Kamalini Ramdas, Deloitte Chair in Innovation and Entrepreneurship, London Business School (LBS), is a long-time advocate of shared medical appointments – or group consultations as they are also known – and an international advisory board member of Shared Medical Appointments UK.

Professor Ramdas believes that shared medical appointments have “huge potential to deliver efficiency savings for the NHS and big benefits for patients – improved knowledge and compliance.

“But”, says Professor Ramdas, “if patients and physicians are not properly educated about and incentivised to engage in shared medical appointments, this new initiative in healthcare – which has huge potential to lower costs and reduce waiting times – will never be able to grow to a new national default and shared appointments will continue to be offered only in passionate pockets while tremendous untapped value leaches out of the healthcare system.”

Shared appointments are relatively new to the UK. 250 GPs across the UK have trialled them in areas including London, Birmingham, Manchester, Sheffield, Newcastle and Berkshire, but they are already proving their worth in other parts of the world.

In the US, shared medical appointments have been on offer from some providers for more than 15 years. They are already the default at the Cleveland Clinic and they are being used in healthcare delivery for chronic conditions such as diabetes (Cooper University Healthcare).

Professor Ramdas and her research colleagues Ryan Buell at Harvard Business School and LBS PhD student Nazli Sonmez are also running a trial with the Aravind Eye Hospital, a world-leading eye hospital and the biggest in India, which delivers two thirds the volume of eye care delivered by the NHS for one hundreth of the cost.

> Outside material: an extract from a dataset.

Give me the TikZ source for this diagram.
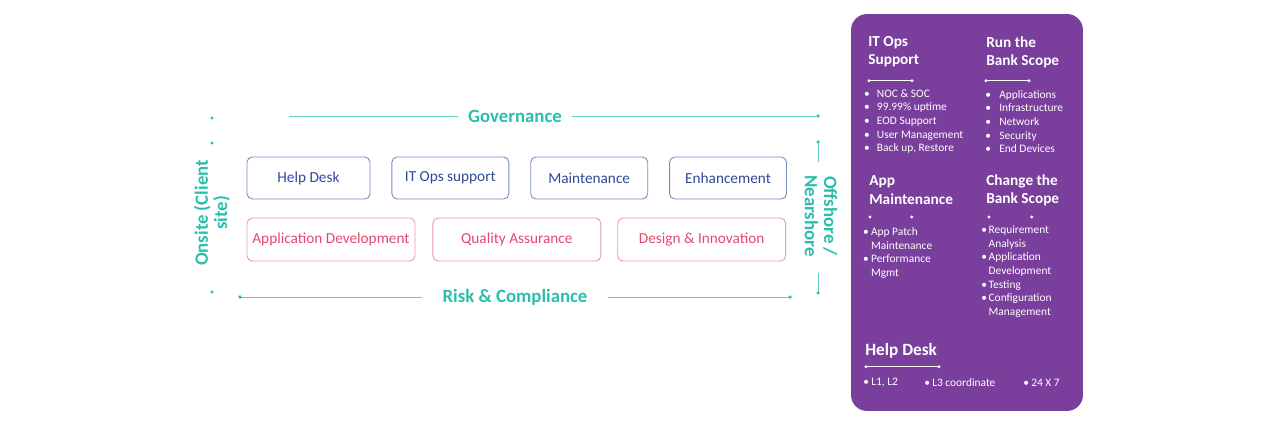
\documentclass[tikz,border=0pt]{standalone}
\usepackage{fontspec}
\setmainfont{Carlito}
\usetikzlibrary{positioning}
\definecolor{tealc}{RGB}{43,190,171}
\definecolor{bluet}{RGB}{46,72,150}
\definecolor{blueb}{RGB}{120,138,196}
\definecolor{redt}{RGB}{228,72,108}
\definecolor{redb}{RGB}{238,150,170}
\definecolor{purp}{RGB}{122,62,157}
\newcommand{\itm}[2][7.3pt]{\makebox[#1][l]{\textbullet}#2}

\begin{document}
\begin{tikzpicture}[x=0.02cm,y=-0.02cm,
  blubox/.style={draw=blueb,text=bluet,line width=0.5pt,rounded corners=3pt,minimum width=2.34cm,minimum height=0.84cm,inner sep=2pt,font=\fontsize{8.7}{10}\selectfont},
  redbox/.style={draw=redb,text=redt,line width=0.5pt,rounded corners=3pt,minimum width=3.36cm,minimum height=0.86cm,inner sep=2pt,font=\fontsize{8.7}{10}\selectfont},
  frtxt/.style={text=tealc,font=\fontsize{10.7}{11}\selectfont\bfseries,inner ysep=2pt},
  frline/.style={draw=tealc!75,line width=0.45pt},
  panel/.style={fill=purp,rounded corners=0.32cm,minimum width=4.64cm,minimum height=7.94cm},
  phead/.style={text=white,anchor=west,align=left,inner sep=0pt,font=\fontsize{8.7}{10.4}\selectfont\bfseries},
  plist/.style={text=white,anchor=west,align=left,inner sep=0pt,font=\fontsize{6.5}{7.8}\selectfont},
  sepline/.style={draw=white,line width=0.4pt}]
\useasboundingbox (0,0) rectangle (1281,435);

% left side: services
\node[blubox,minimum width=2.46cm] (hd) at (308.5,178) {Help Desk};
\node[blubox,right=0.42cm of hd] (ops) {IT Ops support};
\node[blubox,right=0.42cm of ops] (mnt) {Maintenance};
\node[blubox,right=0.42cm of mnt] (enh) {Enhancement};
\node[redbox] (ad) at (331,239.5) {Application Development};
\node[redbox,right=0.34cm of ad] (qa) {Quality Assurance};
\node[redbox,right=0.32cm of qa] (di) {Design \& Innovation};

% frame
\node[frtxt,inner xsep=0.2cm] (gov) at (515,116) {Governance};
\node[frtxt,inner xsep=0.4cm] (risk) at (515,297) {Risk \& Compliance};
\node[frtxt,rotate=90,align=center] (onsite) at (212,213) {Onsite (Client\\site)};
\node[frtxt,rotate=-90,align=center] (off) at (821,216) {Offshore /\\Nearshore};
\coordinate (gl) at (289,116); \coordinate (gr) at (818,116);
\coordinate (rl) at (240,297); \coordinate (rr) at (790,297);
\coordinate (ot) at (818,142); \coordinate (ob) at (818,293);
\draw[frline] (gl)--(gov); \draw[frline] (gov)--(gr);
\draw[frline] (rl)--(risk); \draw[frline] (risk)--(rr);
\draw[frline] (ot)--++(0,20); \draw[frline] (ob)--++(0,-20);
\foreach \p in {gr,rl,rr,ot,ob} \fill[tealc] (\p) circle (1pt);
\foreach \yy in {118,143,292} \fill[tealc] (212,\yy) circle (0.9pt);

% right side: scope panel
\node[panel] (pnl) at (967,212.5) {};
\node[phead] (opsh) at (868,52) {IT Ops\\Support};
\node[phead] (runh) at (986,52) {Run the\\Bank Scope};
\node[phead] (apph) at (869,190) {App\\Maintenance};
\node[phead] (chgh) at (986,190) {Change the\\Bank Scope};
\node[phead,font=\fontsize{9.8}{11}\selectfont\bfseries] (hlph) at (865,351) {Help Desk};
\draw[sepline] (869,80.7)--(912,80.7); \draw[sepline] (986,80.7)--(1029,80.7);
\draw[sepline] (866,366.7)--(939,366.7);
\foreach \p in {(869,80.7),(912,80.7),(986,80.7),(1029,80.7),(866,366.7),(939,366.7),(870,217),(911.7,217),(989,217),(1031.7,217)}
  \fill[white] \p circle (0.9pt);
\node[plist] (opsl) at (863.8,121.5) {\itm{NOC \& SOC}\\\itm{99.99\% uptime}\\\itm{EOD Support}\\\itm{User Management}\\\itm{Back up, Restore}};
\node[plist] (runl) at (985.1,121.5) {\itm[7.9pt]{Applications}\\\itm[7.9pt]{Infrastructure}\\\itm[7.9pt]{Network}\\\itm[7.9pt]{Security}\\\itm[7.9pt]{End Devices}};
\node[plist] (appl) at (862.8,253) {\itm[4.5pt]{App Patch}\\\hspace*{4.5pt}Maintenance\\\itm[4.5pt]{Performance}\\\hspace*{4.5pt}Mgmt};
\node[plist] (chgl) at (981.1,271.5) {\itm[4.1pt]{Requirement}\\\hspace*{4.1pt}Analysis\\\itm[4.1pt]{Application}\\\hspace*{4.1pt}Development\\\itm[4.1pt]{Testing}\\\itm[4.1pt]{Configuration}\\\hspace*{4.1pt}Management};
\node[plist] (l12) at (863,383) {\itm[4.5pt]{L1, L2}};
\node[plist] (l3) at (924,383) {\itm[4.5pt]{L3 coordinate}};
\node[plist] (h24) at (1023,383) {\itm[4.5pt]{24 X 7}};
\end{tikzpicture}
\end{document}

What’s not to like? “Most doctors are afraid patients won’t like the idea,” Professor Ramdas explains. “But it all depends what you’re used to. Most people wouldn't demand one-on-one education for their children, but a one-on-one with the doctor is considered sacrosanct.

“When Airbnb first started, many were shocked at the idea of staying a night in a stranger's house, even though this was enabled by a third party. Now it's considered normal.”

The best way to encourage adoption, Professor Ramdas believes, is to give people a taster. “Let them try a shared appointment and tell them if they don’t like it they can have a one-to-one appointment soon after."

A common misconception is that shared appointments replace one-to-one attention. In fact, patients continue to receive one-to-one attention; the only difference is that they receive it in the presence of other patients with the same condition from whom they might also learn a lot about how to manage their condition.

“And importantly, the non-repetition of common advice means the health service stands to save time and money, cutting costs and waiting time for everyone – not just the patients who join shared appointments,” Professor Ramdas adds.

Professor Ramdas is calling for more rigorous and scientific testing of the new approach. The trial she and her research colleagues are running with the Aravind Eye Hospital in India is doing just this – examining the benefits of shared medical appointments, measuring patient knowledge, satisfaction, medication compliance and future appointment attendance.

It’s the sort of investment in radical innovation that will be essential if the UK health service is to deliver on its ambitions to improve healthcare for a growing population over the coming decade.